El penúltimo trance
El equipo del presidente del Gobierno había asimilado desde un principio que se trataba de un mal trago
Si nada es serio, todo se vuelve truco. El presidente del Gobierno compareció ayer en calidad de testigo ante un tribunal español. Juró decir toda la verdad. De no hacerlo, podría incurrir en un delito de falso testimonio. No era un debate parlamentario, donde el ingenio, la habilidad y las fintas permiten salir airoso. Ni un cara a cara televisivo en el que se intenta derrotar al adversario. Era el escenario perfecto para extraer de Rajoy la verdad última sobre su conocimiento real de todas las presuntas ilegalidades cometidas en el PP en los últimos 20 años. No fue así. Y a decir verdad, nadie contaba con que así fuera. El equipo del presidente del Gobierno había asimilado desde un principio que se trataba de un mal trago que era necesario superar cuanto antes. Y Rajoy se preparó a conciencia para ello. Rotundo en sus respuestas pero precavido en los detalles. Dispuesto a que calara en la opinión pública —el verdadero tribunal al que se dirigía—la idea aparentemente sensata de que sus altas responsabilidades no incluían estar al tanto de la contabilidad del partido. Los que conocen las interioridades del día a día de una formación política se echaron las manos a la cabeza. Un director de campaña electoral, y Rajoy lo fue de muchas en el PP, dedica casi tanto tiempo a pensar estrategias como a controlar el presupuesto. Pero esos expertos no estaban en la sala, y por lo que parece, tampoco echaron mano de ellos los abogados que usaron su turno para interrogar al testigo. Preguntas deslavazadas, sin seguir un guion ni un hilo argumental. Poco preparadas: esa impresión daba a cualquier espectador ocasional de un juicio que hace ya mucho que ha desparecido de la atención pública. Algunos buscaron la provocación, algunos casi lo consiguieron, pero de un modo tan arbitrario e incomprensible que resultaba complicado deducir si los letrados sobreactuaban, a Rajoy le traicionaba su irritación, o el presidente del tribunal interrumpía constantemente a unos y otros para poner orden, frenar impertinencias o mostrar su pretendida ecuanimidad.
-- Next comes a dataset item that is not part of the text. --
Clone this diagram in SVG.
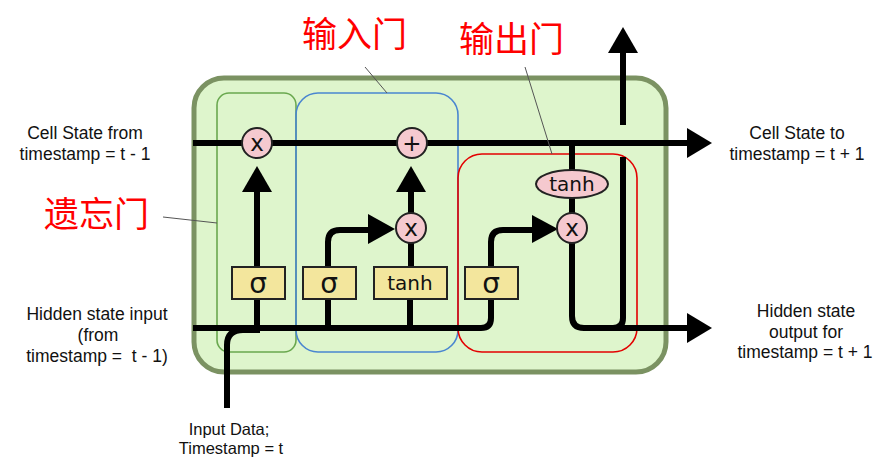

En cualquier caso, fuera de la sala los tiempos eran otros, y la comparecencia de Rajoy era simplemente un nuevo escalón en la estrategia de desgaste. Solo así se entiende que, apenas concluido el calvario, unos pidieran la comparecencia inmediata en el Congreso del líder del PP para dar las explicaciones que no había dado en sede judicial y otros apuntaran como nueva oportunidad para rematarle definitivamente la próxima comparecencia de Rajoy ante la comisión parlamentaria que investiga la financiación del PP. Y que los portavoces de este último se apresuraran a mostrar su satisfacción, dar la prueba por superada y arremeter contra el resto de los partidos.
De nada sirve que todos los presuntos corruptos del PP hayan abandonado sus filas, que la justicia esté investigando a la mayoría de ellos o que el Gobierno haya impulsado sin freno leyes para prevenir nuevos casos. Se juzga una época, y Rajoy ocupó cargos de responsabilidad a lo largo de ella. Las urnas, y su propia habilidad política, le han permitido sobrevivir, pero la corrupción será el baldón permanente del PP mientras él continúe al frente. Entre tanto, deberá seguir pensando en nuevos trucos para superar el siguiente trance.
Rajoy ha salido ileso de la prueba que más le preocupaba en los últimos meses, pero no del todo. En la videoteca quedará su imagen tensa y solitaria ante el tribunal que juzga uno de los mayores casos de corrupción, para ser utilizada una y otra vez por los informativos cada vez que vuelva a ser noticia la trama Gürtel o la corrupción en el PP. Ese es el mal a largo plazo. A corto, ha venido en su ayuda un clima en el que los políticos hacen de periodistas, los periodistas de políticos y los abogados, de ambas cosas.